“What are you writing about?” asks our doorman, Jose Temprano, and when I say, “Yogi Berra and Pope Francis’ visit,” this thoughtful staff member (they all are, incidentally) says he hopes it’s about “Yogi’s great character, unlike that of too many athletes.” Not surprisingly, this was my intention, and the column title, “Person, Not Player the Main Focus” is the title of Times’ writer Harvey Araton’s account of this most beloved Yankee’s funeral.
And don’t we need that – in general – focus on character, and Pope Francis would say this was surely basic church doctrine. But “the church” (all faith groups) could use some related lessons from Yogi to help fill those pews and prevent more parish mergers whose immeasurable loss was not addressed during Pope Francis’ visit. And so in need of remembrance and adoption are these lessons from Yogi, thankfully found in Daily News reporters Larry McShane, Christian Red and Larry Vinton’s Sept. 30 account of his funeral. (Do get a copy.)
Lesson number one as recalled by ex-Yankee manager Joe Torre was “Yogi’s uncanny ability to make people smile.” Although these words followed Torre’s tribute to “this American treasure who leaves behind a kindness and respect for all. He affected so many people in a positive way,” it’s the smiling that so needs an imminent revival, in general with love one another, love thy neighbor -- faith groups setting the example. Now you may not get even a nod from others sharing your pew.

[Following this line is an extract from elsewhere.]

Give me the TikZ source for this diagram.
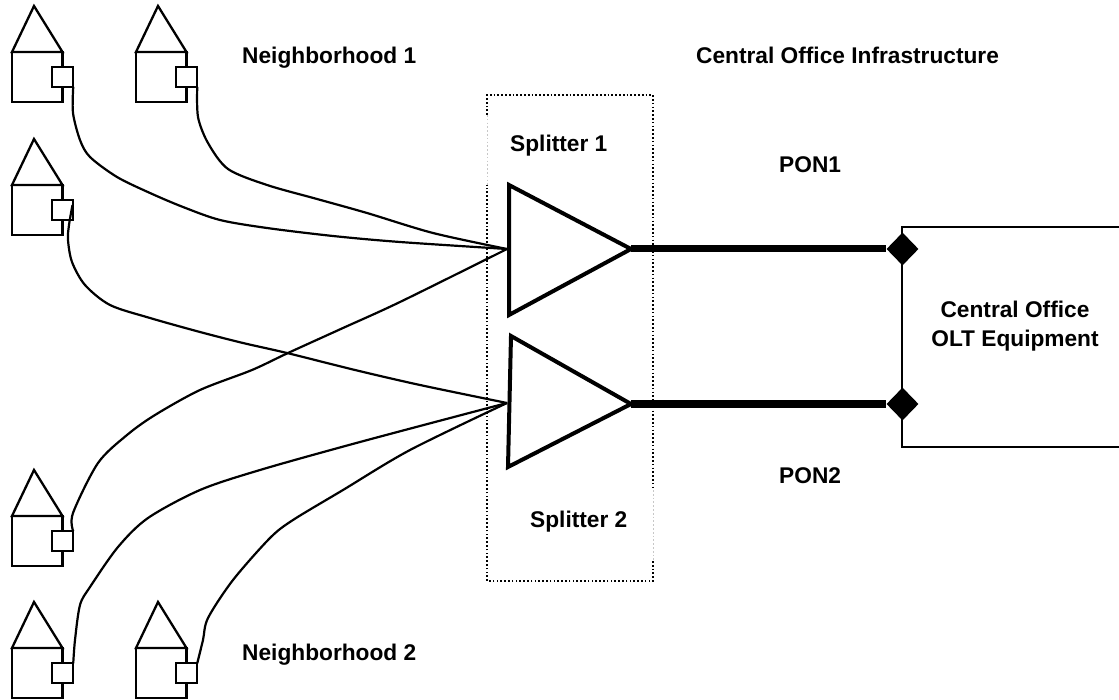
\documentclass[tikz,border=0pt]{standalone}
\usepackage{fontspec}
\setmainfont{Liberation Sans}
\usetikzlibrary{shapes.geometric}
\tikzset{
 x=1pt,y=-1pt,
 lbl/.style={font=\bfseries\fontsize{22.7}{29}\selectfont,align=center,inner sep=0pt},
 wire/.style={line width=2.2pt,line join=round,smooth,tension=0.5},
 house/.style={line width=2.3pt,line join=miter},
 modem/.style={draw,line width=2pt,fill=white,minimum width=21.5pt,minimum height=19.5pt,inner sep=0pt,outer sep=0pt},
 tri/.style={line width=4pt,line join=miter,fill=white},
 trunk/.style={line width=7pt},
 port/.style={diamond,fill=black,minimum width=32pt,minimum height=33pt,inner sep=0pt},
 olt/.style={line width=2pt},
 dots/.style={line width=1.6pt,dash pattern=on 1.7pt off 2.1pt},
 fadedots/.style={line width=1pt,dash pattern=on 1.7pt off 2.1pt,black!22}
}
\newcommand{\hut}[3]{% name, x, y (apex)
 \draw[house] (#2,#3) -- (#2+28.5,#3+46) -- (#2-22,#3+46) -- cycle;
 \draw[house] (#2-22,#3+46) rectangle (#2+28.5,#3+96);
 \node[modem] (#1) at (#2+28.5,#3+71) {};
}
\begin{document}
\begin{tikzpicture}
\useasboundingbox (0,0) rectangle (1119,700);
\fill[white] (0,0) rectangle (1119,700);
\draw[dots] (487,115) -- (487,95) -- (653,95) -- (653,490);
\draw[dots] (653,561) -- (653,581) -- (487,581) -- (487,185);
\draw[fadedots] (487,115) -- (487,185);
\draw[fadedots] (653,490) -- (653,561);
\hut{a}{34}{6}
\hut{b}{158}{6}
\hut{c}{34}{139}
\hut{d}{34}{470}
\hut{e}{34}{602}
\hut{f}{158}{602}
\coordinate (s1) at (507,249);
\coordinate (s2) at (507,403);
\coordinate (cw) at (72.5,205);
\draw[wire] plot coordinates {(a.south east) (73,113) (80,140) (90,157) (117,177) (150,193) (183,207) (220,220) (267,228) (333,236) (400,242) (s1)};
\draw[wire] plot coordinates {(b.south east) (198,117) (208,143) (228,169) (267,185) (317,199) (367,213) (433,233) (s1)};
\draw[wire] plot coordinates {(cw) (69,225) (68,240) (72,262) (85,285) (110,305) (150,318) (200,332) (243,343) (287,353) (355,370) (420,385) (s2)};
\draw[wire] plot coordinates {(d.north east) (73,513) (98,463) (127,435) (155,415) (200,390) (252,370) (288,353) (343,328) (400,302) (s1)};
\draw[wire] plot coordinates {(e.north east) (75,640) (80,605) (90,587) (118,547) (148,518) (200,490) (260,470) (360,442) (s2)};
\draw[wire] plot coordinates {(f.north east) (203,640) (208,618) (233,580) (270,538) (293,520) (343,490) (410,450) (s2)};
\coordinate (t1a) at (509,185); \coordinate (t1b) at (509,315); \coordinate (t1c) at (631,249);
\coordinate (t2a) at (511,336); \coordinate (t2b) at (508,467); \coordinate (t2c) at (631,404);
\draw[tri] (t1a) -- (t1c) -- (t1b) -- cycle;
\draw[tri] (t2a) -- (t2c) -- (t2b) -- cycle;
\draw[olt] (1119,227) -- (902,227) -- (902,447) -- (1119,447);
\node[port] (p1) at (902.5,249) {};
\node[port] (p2) at (902.5,404) {};
\draw[trunk] (t1c) -- (p1);
\draw[trunk] (t2c) -- (p2);
\node[lbl,anchor=base west] at (242,64) {Neighborhood 1};
\node[lbl,anchor=base west] at (242,660) {Neighborhood 2};
\node[lbl,anchor=base west] at (696,64) {Central Office Infrastructure};
\node[lbl,anchor=base west] at (510,152) {Splitter 1};
\node[lbl,anchor=base west] at (530,527) {Splitter 2};
\node[lbl,anchor=base west] at (779,173) {PON1};
\node[lbl,anchor=base west] at (779,483) {PON2};
\node[lbl] at (1015,326) {Central Office\\OLT Equipment};
\end{tikzpicture}
\end{document}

During Pope Francis’ visit, which made great multitudes smile (for a while), the pope told Our Lady Queen of Angels school’s 4th graders to keep smiling, even though there are problems at home. Surely he also meant the school must hear about these problems, often alcohol and drug-related, which find treatment in 12 Step groups which often meet on church premises. Children should share their problems. Everyone should.
Ironically, this school is part of the Our Lady Queen of Angels church, which was closed some years ago to highly publicized parishioner protest, and now some recently closed parishes are desperately hoping the Vatican will reopen their churches which are even self-supporting and also accessible. But more must be publicly said about the ongoing hardships these mergers create, to both parishioners and the community as meeting places for Alcoholics Anonymous and other public service groups. Ah, and these churches are beautiful human scale buildings, beacons of hope even for non-believers.
And infinitely more must be said about how Yogi Berra with his wife Carmen and family of three sons faithfully attended their parish church in Montclair, New Jersey. All important was Yogi and Carmen’s role model marriage and intact family (extended, of course). natural support systems so essential for a stable and non-violent society.
The Catholic Church is not alone in hoping Pope Francis’ visit gets more people into those pews and seminaries and convents. But it would help if more sermons and Sabbath school lessons were based on Yogi Berra’s life and his being “a legacy of kindness and respect for all and his uncanny ability to make people smile.”
Remember as well, Derek Jeter praising Yogi for being a good listener as well as a good talker. And although a generation apart, these two became close friends. As did Yogi and Ron Guidry, and do read Harvey Araton’s book, “Driving Mr. Yogi, Yogi Berra, Ron Guidry, Baseball’s Greatest Gift.” Intergenerational friend and familyships are especially needed as the population ages, with the obvious, able-bodied helping those who are not, but some babies from Yogi’s “Greatest Generation,” thrown out with the bath water of ill-advised change need to get back into the mix.
And, how we need to “share the talk!” so everyone’s voice is heard. Faith groups, all people of good will, should be in the vanguard of reviving both too little practiced examples of peace and justice for all - sharing the talk and overcoming generational apartheid.
To be continued, no doubt, and it can be done if enough of us try. Smile!